DATA:
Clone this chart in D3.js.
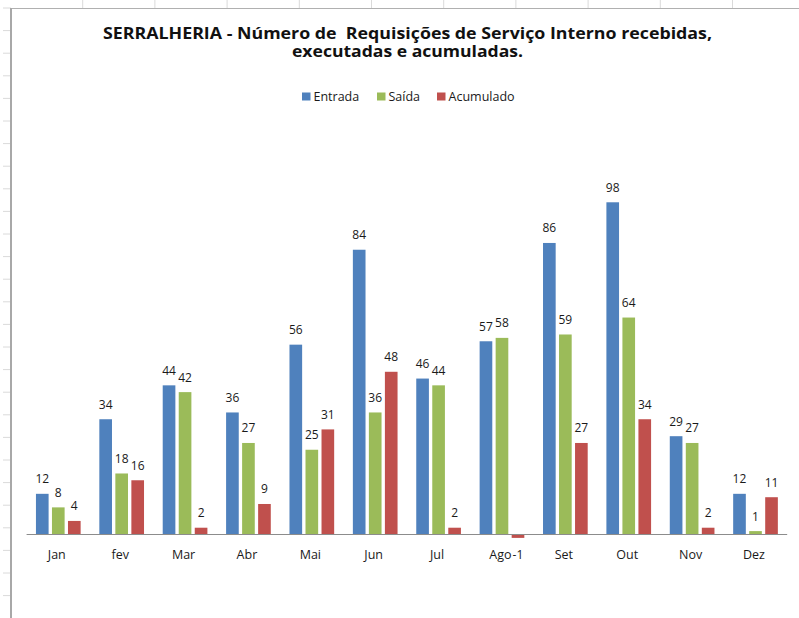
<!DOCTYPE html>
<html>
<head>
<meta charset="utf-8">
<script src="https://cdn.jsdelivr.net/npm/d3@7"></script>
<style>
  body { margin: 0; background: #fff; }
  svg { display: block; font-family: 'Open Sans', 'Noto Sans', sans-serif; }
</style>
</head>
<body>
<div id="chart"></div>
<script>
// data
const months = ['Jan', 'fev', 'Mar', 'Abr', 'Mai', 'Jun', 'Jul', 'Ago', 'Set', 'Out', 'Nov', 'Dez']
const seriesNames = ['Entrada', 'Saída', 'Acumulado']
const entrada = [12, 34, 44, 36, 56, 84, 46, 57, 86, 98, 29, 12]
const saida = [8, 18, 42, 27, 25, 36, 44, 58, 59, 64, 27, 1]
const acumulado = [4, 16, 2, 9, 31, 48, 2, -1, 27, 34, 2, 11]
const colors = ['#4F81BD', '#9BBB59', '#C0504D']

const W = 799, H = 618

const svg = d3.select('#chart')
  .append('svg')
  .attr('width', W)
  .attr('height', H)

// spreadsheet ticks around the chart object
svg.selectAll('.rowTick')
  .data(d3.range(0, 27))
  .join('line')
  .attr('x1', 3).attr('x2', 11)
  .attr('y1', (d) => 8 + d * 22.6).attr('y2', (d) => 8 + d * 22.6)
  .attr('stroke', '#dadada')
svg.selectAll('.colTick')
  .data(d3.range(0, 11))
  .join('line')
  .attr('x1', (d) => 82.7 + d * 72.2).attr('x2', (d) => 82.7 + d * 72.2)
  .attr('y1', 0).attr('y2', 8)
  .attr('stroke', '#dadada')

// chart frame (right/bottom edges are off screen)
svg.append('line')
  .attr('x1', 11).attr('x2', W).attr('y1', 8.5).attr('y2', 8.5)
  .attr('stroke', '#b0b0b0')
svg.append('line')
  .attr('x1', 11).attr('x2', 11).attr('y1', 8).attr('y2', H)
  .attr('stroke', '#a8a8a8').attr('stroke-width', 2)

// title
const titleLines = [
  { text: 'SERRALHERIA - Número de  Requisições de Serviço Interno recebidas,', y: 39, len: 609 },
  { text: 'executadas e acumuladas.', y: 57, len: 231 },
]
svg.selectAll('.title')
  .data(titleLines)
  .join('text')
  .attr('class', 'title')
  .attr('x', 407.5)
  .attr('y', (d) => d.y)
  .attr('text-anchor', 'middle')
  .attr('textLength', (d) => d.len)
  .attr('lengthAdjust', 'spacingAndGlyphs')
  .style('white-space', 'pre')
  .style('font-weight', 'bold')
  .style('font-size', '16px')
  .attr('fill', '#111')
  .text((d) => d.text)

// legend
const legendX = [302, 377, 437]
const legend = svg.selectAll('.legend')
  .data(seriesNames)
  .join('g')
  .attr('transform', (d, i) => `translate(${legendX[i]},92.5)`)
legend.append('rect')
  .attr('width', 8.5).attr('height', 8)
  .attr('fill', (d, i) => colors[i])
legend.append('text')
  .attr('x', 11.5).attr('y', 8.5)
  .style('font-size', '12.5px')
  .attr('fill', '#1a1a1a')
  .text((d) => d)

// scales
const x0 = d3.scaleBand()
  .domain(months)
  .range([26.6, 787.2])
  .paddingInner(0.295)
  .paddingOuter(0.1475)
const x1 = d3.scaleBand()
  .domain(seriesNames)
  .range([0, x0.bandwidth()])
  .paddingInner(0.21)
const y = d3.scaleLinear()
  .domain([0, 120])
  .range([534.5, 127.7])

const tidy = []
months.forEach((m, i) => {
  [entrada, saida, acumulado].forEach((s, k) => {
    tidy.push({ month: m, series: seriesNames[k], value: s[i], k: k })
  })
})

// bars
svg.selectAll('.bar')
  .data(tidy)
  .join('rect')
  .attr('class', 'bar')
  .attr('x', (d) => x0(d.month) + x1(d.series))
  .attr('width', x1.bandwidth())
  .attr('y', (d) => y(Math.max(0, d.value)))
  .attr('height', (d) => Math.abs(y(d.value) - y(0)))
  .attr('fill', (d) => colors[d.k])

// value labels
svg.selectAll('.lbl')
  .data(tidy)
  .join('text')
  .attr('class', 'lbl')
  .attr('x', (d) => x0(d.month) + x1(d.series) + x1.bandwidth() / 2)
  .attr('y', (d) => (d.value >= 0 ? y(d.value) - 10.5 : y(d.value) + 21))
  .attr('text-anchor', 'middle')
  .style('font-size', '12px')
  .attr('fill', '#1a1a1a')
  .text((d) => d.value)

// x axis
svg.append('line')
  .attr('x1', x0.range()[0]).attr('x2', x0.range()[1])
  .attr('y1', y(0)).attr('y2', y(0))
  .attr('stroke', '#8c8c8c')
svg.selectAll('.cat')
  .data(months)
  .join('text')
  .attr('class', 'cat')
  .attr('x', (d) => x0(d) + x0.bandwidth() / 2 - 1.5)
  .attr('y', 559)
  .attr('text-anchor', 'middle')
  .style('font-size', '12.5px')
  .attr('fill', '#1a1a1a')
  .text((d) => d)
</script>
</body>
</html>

WHAT THE EXERCISE ASKS: Leave out the pictures and give the listing above again exactly.

EXERCISE RESULT:
Clone this chart in D3.js.
<!DOCTYPE html>
<html>
<head>
<meta charset="utf-8">
<script src="https://cdn.jsdelivr.net/npm/d3@7"></script>
<style>
  body { margin: 0; background: #fff; }
  svg { display: block; font-family: 'Open Sans', 'Noto Sans', sans-serif; }
</style>
</head>
<body>
<div id="chart"></div>
<script>
// data
const months = ['Jan', 'fev', 'Mar', 'Abr', 'Mai', 'Jun', 'Jul', 'Ago', 'Set', 'Out', 'Nov', 'Dez']
const seriesNames = ['Entrada', 'Saída', 'Acumulado']
const entrada = [12, 34, 44, 36, 56, 84, 46, 57, 86, 98, 29, 12]
const saida = [8, 18, 42, 27, 25, 36, 44, 58, 59, 64, 27, 1]
const acumulado = [4, 16, 2, 9, 31, 48, 2, -1, 27, 34, 2, 11]
const colors = ['#4F81BD', '#9BBB59', '#C0504D']

const W = 799, H = 618

const svg = d3.select('#chart')
  .append('svg')
  .attr('width', W)
  .attr('height', H)

// spreadsheet ticks around the chart object
svg.selectAll('.rowTick')
  .data(d3.range(0, 27))
  .join('line')
  .attr('x1', 3).attr('x2', 11)
  .attr('y1', (d) => 8 + d * 22.6).attr('y2', (d) => 8 + d * 22.6)
  .attr('stroke', '#dadada')
svg.selectAll('.colTick')
  .data(d3.range(0, 11))
  .join('line')
  .attr('x1', (d) => 82.7 + d * 72.2).attr('x2', (d) => 82.7 + d * 72.2)
  .attr('y1', 0).attr('y2', 8)
  .attr('stroke', '#dadada')

// chart frame (right/bottom edges are off screen)
svg.append('line')
  .attr('x1', 11).attr('x2', W).attr('y1', 8.5).attr('y2', 8.5)
  .attr('stroke', '#b0b0b0')
svg.append('line')
  .attr('x1', 11).attr('x2', 11).attr('y1', 8).attr('y2', H)
  .attr('stroke', '#a8a8a8').attr('stroke-width', 2)

// title
const titleLines = [
  { text: 'SERRALHERIA - Número de  Requisições de Serviço Interno recebidas,', y: 39, len: 609 },
  { text: 'executadas e acumuladas.', y: 57, len: 231 },
]
svg.selectAll('.title')
  .data(titleLines)
  .join('text')
  .attr('class', 'title')
  .attr('x', 407.5)
  .attr('y', (d) => d.y)
  .attr('text-anchor', 'middle')
  .attr('textLength', (d) => d.len)
  .attr('lengthAdjust', 'spacingAndGlyphs')
  .style('white-space', 'pre')
  .style('font-weight', 'bold')
  .style('font-size', '16px')
  .attr('fill', '#111')
  .text((d) => d.text)

// legend
const legendX = [302, 377, 437]
const legend = svg.selectAll('.legend')
  .data(seriesNames)
  .join('g')
  .attr('transform', (d, i) => `translate(${legendX[i]},92.5)`)
legend.append('rect')
  .attr('width', 8.5).attr('height', 8)
  .attr('fill', (d, i) => colors[i])
legend.append('text')
  .attr('x', 11.5).attr('y', 8.5)
  .style('font-size', '12.5px')
  .attr('fill', '#1a1a1a')
  .text((d) => d)

// scales
const x0 = d3.scaleBand()
  .domain(months)
  .range([26.6, 787.2])
  .paddingInner(0.295)
  .paddingOuter(0.1475)
const x1 = d3.scaleBand()
  .domain(seriesNames)
  .range([0, x0.bandwidth()])
  .paddingInner(0.21)
const y = d3.scaleLinear()
  .domain([0, 120])
  .range([534.5, 127.7])

const tidy = []
months.forEach((m, i) => {
  [entrada, saida, acumulado].forEach((s, k) => {
    tidy.push({ month: m, series: seriesNames[k], value: s[i], k: k })
  })
})

// bars
svg.selectAll('.bar')
  .data(tidy)
  .join('rect')
  .attr('class', 'bar')
  .attr('x', (d) => x0(d.month) + x1(d.series))
  .attr('width', x1.bandwidth())
  .attr('y', (d) => y(Math.max(0, d.value)))
  .attr('height', (d) => Math.abs(y(d.value) - y(0)))
  .attr('fill', (d) => colors[d.k])

// value labels
svg.selectAll('.lbl')
  .data(tidy)
  .join('text')
  .attr('class', 'lbl')
  .attr('x', (d) => x0(d.month) + x1(d.series) + x1.bandwidth() / 2)
  .attr('y', (d) => (d.value >= 0 ? y(d.value) - 10.5 : y(d.value) + 21))
  .attr('text-anchor', 'middle')
  .style('font-size', '12px')
  .attr('fill', '#1a1a1a')
  .text((d) => d.value)

// x axis
svg.append('line')
  .attr('x1', x0.range()[0]).attr('x2', x0.range()[1])
  .attr('y1', y(0)).attr('y2', y(0))
  .attr('stroke', '#8c8c8c')
svg.selectAll('.cat')
  .data(months)
  .join('text')
  .attr('class', 'cat')
  .attr('x', (d) => x0(d) + x0.bandwidth() / 2 - 1.5)
  .attr('y', 559)
  .attr('text-anchor', 'middle')
  .style('font-size', '12.5px')
  .attr('fill', '#1a1a1a')
  .text((d) => d)
</script>
</body>
</html>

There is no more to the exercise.